LayneH / SAT-selective-cls

Self-Adaptive Traning for Selective Classification.
MIT License
2 stars 4 forks source link

criterions of training and test are mixed up #3

Open DingQiang2018 opened 2 years ago

DingQiang2018 commented 2 years ago

https://github.com/LayneH/SAT-selective-cls/blob/dc5559358b6bf59e23ce988baa6b8430626c8822/train.py#L200-L201

It might be a mistake to use the same criterion in function train and function test, which mixes up histroy of predictions of the model on training set and that on test set .

LayneH commented 2 years ago

Thank you for pointing it out. This is indeed a bug in our code that we should not pass the SAT criterion to the test() function.

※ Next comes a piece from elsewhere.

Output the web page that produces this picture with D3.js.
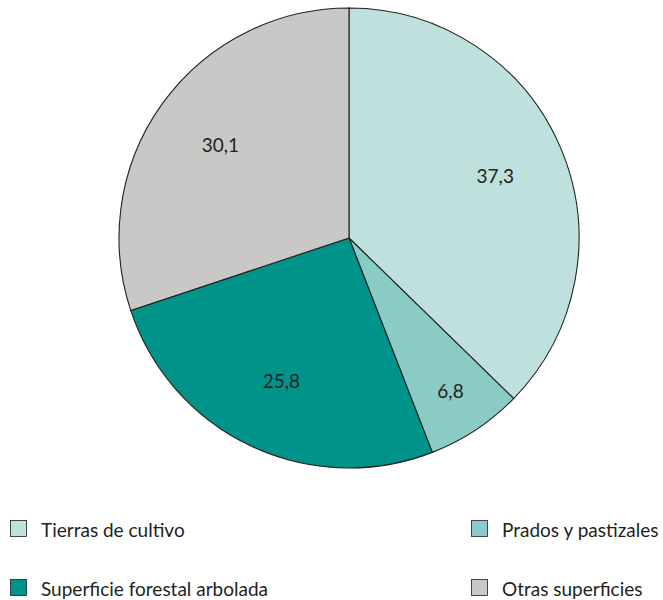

I have rerun the experiments after fixing this bug and found that the performance is slightly improved.

DingQiang2018 commented 2 years ago

Could you push your updated code to this repository? I did not get better performances after I fixed the bug and reran the experiments.

LayneH commented 2 years ago

Hi,

Please refer to the latest commit. The scripts should produce slightly (if noticeable) better results than the reported ones.

DingQiang2018 commented 2 years ago

Hi, I find that even though I use updated code, I can not reproduce the results on CIFAR10 as reported in your paper. My results are following:

coverage mean stantard devariance
100 6.008 0.138
95 3.724 0.028
90 2.064 0.045
85 1.187 0.031
80 0.656 0.002
75 0.406 0.051
70 0.298 0.055

As the table shows, the selective error rate for 95% coverage is 3.72%, which is far away from (3.37±0.05)%. Could you help me solve this problem?

DingQiang2018 commented 2 years ago

I am sorry for not explaining mean and standard deviation in the last comment. In the table of the last comment, mean and standard deviation refer to mean of selective error rate and standard deviation of selective error rate respectively, which are calculated over 3 trials.

LayneH commented 2 years ago

Hi,

It seems that most entries are pretty close to or better than the reported ones in the paper except the case of 95% coverage.

I have checked the experiment logs and found that some of the CIFAR10 experiments (but none of the experiments on other datasets) are based on an earlier implementation of SAT, which slightly differs from the current implementation in this line

# current implementation
soft_label[torch.arange(y.shape[0]), y] = prob[torch.arange(y.shape[0]), y]
# earlier implementation
soft_label[torch.arange(y.shape[0]), y] = 1

You can try this to see the performance.

DingQiang2018 commented 2 years ago

Hi, I reran the experiments and got results as following (with the earlier implementation of SAT). mean and std dev refer to mean of selective error rate and standard deviation of selective error rate respectively in this table.

Test    mean    std dev
100 5.854   0.216
95  3.603   0.133
90  1.978   0.117
85  1.109   0.046
80  0.683   0.070
75  0.433   0.044
70  0.303   0.031

The performance is better than that of the current implementaton of SAT. But the selective error rate of coverage 95%, 3.603%, is still not so good as the reported one, (3.37±0.05)%, in your paper. Perhaps you had made a clerical mistake in your paper?

Jordy-VL commented 1 year ago

Interesting reproduction analysis, did this eventually get resolved? Should one use the main branch for reproductions?

DingQiang2018 commented 1 year ago

Interesting reproduction analysis, did this eventually get resolved? Should one use the main branch for reproductions?

No, I gave up. This repository does not provide the random seed manualSeed, making it challenging to reproduce the results.

Jordy-VL commented 1 year ago

Might I ask you if you know of any other selective classification methods that 'actually work'? I was looking into self-adaptive training as well, which seems related.

DingQiang2018 commented 1 year ago

As far as I know, Deep Ensemble [1] really works and might be the most powerful method. However, considering the heavy computational overhead of ensemble models, recent work in selective classification focuses on individual models. These models (e.g., [2][3]) exhibit marginal improvement from Softmax Response [4]. The advance in this line of work seems neither significant nor exciting. Nevertheless, my survey might be not comprehensive. A more comprehensive survey might be found in [5][6].

[1] Lakshminarayanan et al. Simple and Scalable Predictive Uncertainty Estimation using Deep Ensembles. In NIPS, 2017. [2] Liu et al. Deep Gamblers: Learning to Abstain with Portfolio Theory. In NeurIPS, 2019. [3] Feng et al. Towards Better Selective Classification. In ICLR, 2023. [4] Geifman and El-Yaniv. Selective Classification for Deep Neural Networks. In NIPS, 2017. [5] Gawlikowski et al. A Survey of Uncertainty in Deep Neural Networks. arXiv:2107.03342. [6] Galil et al. What Can we Learn from The Selective Prediction and Uncertainty Estimation Performance Of 523 ImageNet Classifiers? In ICLR, 2023.